The lobsters alone tell histories. Their missing tentacles spell tales of battles fought, or mad retreat from larger foes, or lives and limbs left whole and quite intact from virtue of their little size and insignificance. Occasionally you find the field of war laid out before your eyes. In the parlor of the lobster pot you see two occupants, who eye each other chillily. One is whole, replete, and smoothly shining, while the other’s tail and claws and long red antennæ are ratt ling round as separate parts.

Trap after trap is jerked over the side and emptied of good and evil. Only the previous bait is left — white skeletons of fishes’ bones that have been picked to leprous lividness by the sea’s despoilers of the dead. Cap removes the tarpaulin from the buckets of bad fish. I vainly hope that the clouds prevent the smell from reaching heaven, for Jupiter himself would fancy that his breakfast, egg was plucked too ripe, and Juno would be censured for it. Cap, however, in oilskins and those gloves they sell at ‘Centre Stores,’ is bold. He seizes three or four of these degenerated corpses, and impales them through their glazed and glassy eyes upon an iron stake set in the middle of the trap.
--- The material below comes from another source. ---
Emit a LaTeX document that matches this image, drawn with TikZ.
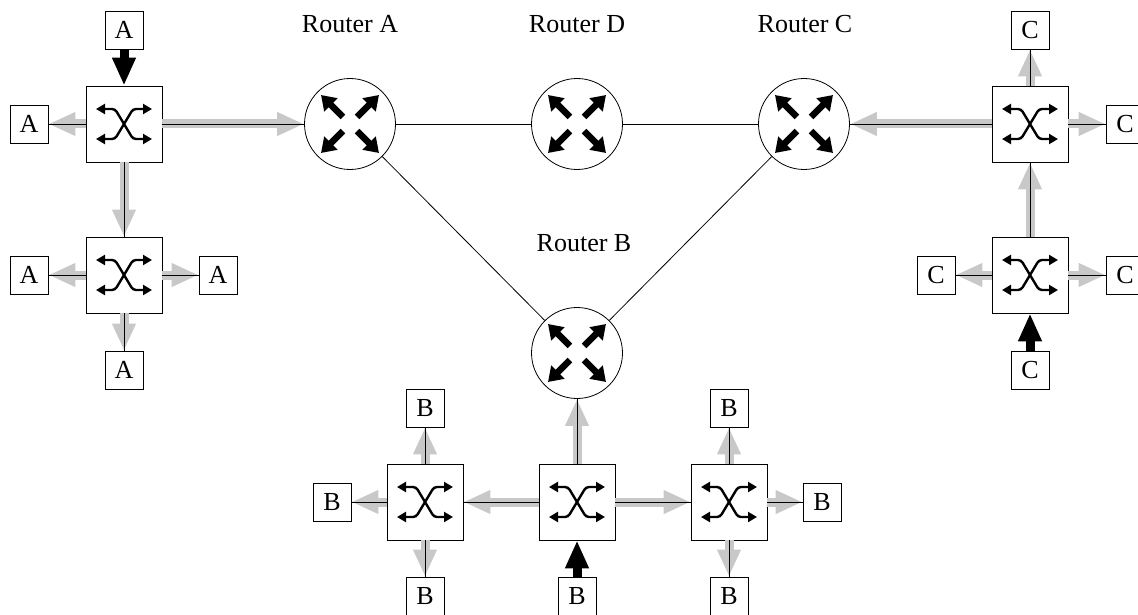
\documentclass[tikz,border=0pt]{standalone}
\usepackage{fontspec}
\setmainfont{Liberation Serif}
\usetikzlibrary{arrows.meta}
\definecolor{flowgray}{RGB}{200,200,200}

\begin{document}
\begin{tikzpicture}[x=1pt, y=-1pt,
  switch/.style={draw, line width=0.8pt, fill=white, minimum size=76pt, inner sep=0pt},
  host/.style={draw, line width=0.8pt, fill=white, minimum size=38pt, inner sep=0pt, font=\fontsize{26}{31}\selectfont},
  router/.style={draw, circle, line width=0.8pt, fill=white, minimum size=91pt, inner sep=0pt},
  rtitle/.style={anchor=base, inner sep=0pt, font=\fontsize{26}{31}\selectfont},
  flow/.style={draw=flowgray, line width=9pt, -{Triangle[length=27pt,width=22pt]}},
  inflow/.style={line width=9pt, -{Triangle[length=28pt,width=22pt]}},
  wire/.style={line width=0.8pt},
  xarrow/.style={line width=2.4pt, rounded corners=3pt, {Triangle[length=9pt,width=10pt]}-{Triangle[length=9pt,width=10pt]}},
  rarrow/.style={line width=6.5pt, -{Triangle[length=14pt,width=18pt]}}]
\useasboundingbox (0,0) rectangle (1138,615);

% routers
\node[router] (rA) at (350,124) {};
\node[router] (rD) at (577,124) {};
\node[router] (rC) at (804,124) {};
\node[router] (rB) at (577,353) {};
\node[rtitle] (tA) at (350,33) {Router A};
\node[rtitle] (tD) at (577,33) {Router D};
\node[rtitle] (tC) at (805,33) {Router C};
\node[rtitle] (tB) at (584,251) {Router B};

\draw[wire] (rA) -- (rD) -- (rC);
\draw[wire] (rA) -- (rB) -- (rC);

\foreach \r in {rA,rB,rC,rD}
  \foreach \a in {45,135,225,315}
    \draw[rarrow] ([shift={(\a:10)}]\r.center) -- ([shift={(\a:41)}]\r.center);

% switches
\foreach \n/\x/\y in {sA1/124/124, sA2/124/275, sB1/425/502, sB2/577/502,
                      sB3/729/502, sC1/1030/124, sC2/1030/275}
{
  \node[switch] (\n) at (\x,\y) {};
  \begin{scope}[shift={(\x,\y)}]
    \draw[xarrow] (-28,-15) -- (-9,-15) -- (9,15) -- (28,15);
    \draw[xarrow] (-28,15) -- (-9,15) -- (9,-15) -- (28,-15);
  \end{scope}
}

% hosts
\foreach \n/\x/\y/\t in {hA1/124/30/A, hA2/29/124/A, hA3/29/275/A, hA4/218/275/A, hA5/124/370/A,
                         hB1/425/408/B, hB2/332/502/B, hB3/425/596/B, hB4/577/596/B,
                         hB5/729/408/B, hB6/822/502/B, hB7/729/596/B,
                         hC1/1030/30/C, hC2/1125/124/C, hC3/936/275/C, hC4/1125/275/C, hC5/1030/370/C}
  \node[host] (\n) at (\x,\y) {\t};

% traffic
\foreach \s/\t in {sA1/hA2, sA1/rA, sA1/sA2, sA2/hA3, sA2/hA4, sA2/hA5,
                   sB2/sB1, sB2/sB3, sB2/rB, sB1/hB1, sB1/hB2, sB1/hB3,
                   sB3/hB5, sB3/hB6, sB3/hB7,
                   sC1/rC, sC1/hC1, sC1/hC2, sC2/sC1, sC2/hC3, sC2/hC4}
{
  \draw[flow] (\s) -- (\t);
  \draw[wire] (\s) -- (\t);
}

\draw[inflow] (hA1) -- (sA1);
\draw[inflow] (hB4) -- (sB2);
\draw[inflow] (hC5) -- (sC2);
\end{tikzpicture}
\end{document}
The Lottie begins to teem with hardshelled red-green crawlers. They lie in loose abandoned attitudes about the deck, or edge themselves with wily slowness toward the scuppers. And the boat becomes hysterical. She rolls, dips, squirms, she plunges and wallows, she rises and falls in frantic agitation, until that group of traps is past, and we go on again, in and out between the outlying rocks of the little green islands, to the next cluster of red-andwhite buoys.

The sun is high now. One can see mirages of magic islands far away. They look like clouds, or battleships, set in a platinum ring; and just beyond them is a boat, a cargo-carrier perhaps, a tramp it may be, or an ornate steamer. We cannot tell, because the most we see of her above the sky line is a thin thread of trailing vapor and two black needles that are masts.

But there are nearer things to hand. New Bedford has arrayed her pinktinged spires in soft rolls of smoke as white as well-washed wool, and she herself just vaguely shows her colored presence through. Naushon lies green and unawakened on the ot her side, and deer come down to drink at creeks, and eat the grass before the sun has had a chance to dry it up. Straight ahead of us is Penikese, a name that holds foreboding in its eight letters. Penikese has always been an island that one passed with consciously averted face, a place where fishermen would never land, a fair green strip of land with decent pleasant houses, where shadows hung in clouds above it, yet where, for all its fearsomeness, heroes took up their abode, with courage for their servant. For Penikese has been for many years a leper colony. Now the lepers have gone, transferred because brave science has hinted of a cure; but still the island is an outcast and a pariah, and probably will be always.

The Lottie J. and I had found, by Cap’s direction, the last red bobbing buoy, so we turned our heads toward home again. We ploughed through the whitecaps which showered us with leaping stinging spray. Cap took the wheel, and I stood on the after hatch, playing games of balance with the waves; and when they found they could not throw me, they sent a cloud of diamond water dashing in my face. The tide rip rushed us through the Hole, and we ran up to dock with the proud consciousness of having done our duty to fifty-seven lobster pots, and knowing that for our pains we would be rewarded with great cups of coffee, hot and steaming, buttered toast with bacon, and, at the end, a giant bowl of strawberries and cream.